The guiding purpose of the Small Claims Act RSBC 1996 chapter 430 is set out in section 2 which states:

(1)  The purpose of this Act and the rules is to allow people who bring claims to the Provincial Court to have them resolved and to have enforcement proceedings concluded in a just, speedy, inexpensive and simple manner.

(2)  Subject to this Act and the rules, in conducting a hearing the Provincial Court may make any order or give any direction it thinks necessary to achieve the purpose of this Act and the rules.

[42]        In considering the matter, I observe, Lura v. Jazz Forest Products (2004) Ltd., 2014 BCPC 14 (CanLII), 2014 BCPC 0014, where at paragraph 11 the Honourable Judge Skilnick commented:

[11]  The dismissal of a claim prior to trial is a drastic remedy, and is one that should be used only in the clearest of cases.

[43]        I agree with the above comments.  Specifically, the rhetorical resort to dismissing claims would conflict with the purpose of the Small Claims Act, with the potential of risking litigants’ access to justice.

Analysis

[44]        In the instant matter I observe the Statement of Claim was drafted prior to counsel being retained and in my view, there is some evidence which could support the claim in tort against Mr.
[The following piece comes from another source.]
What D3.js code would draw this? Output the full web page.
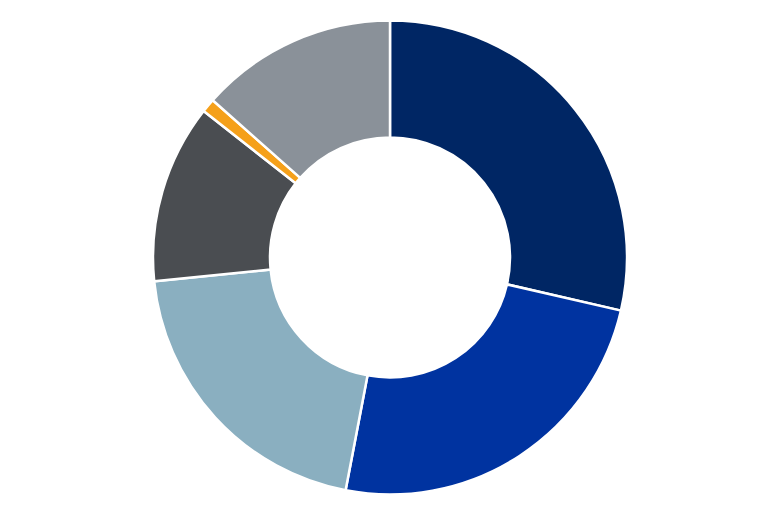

Matthews.  I also observe that Rule 8 of the Small Claims Rules permits the addition of a party prior to a settlement conference.  In my view, dismissing the claim as drafted would be incongruent with the purpose of the Act.  I also note that there has not been a settlement conference, hence, Bondstreet still has the option of adding TMPC as a party.  For the above reasons the application is dismissed.

CONCLUSION

[45]        For the reasons stated the defendant’s application is dismissed in its entirety.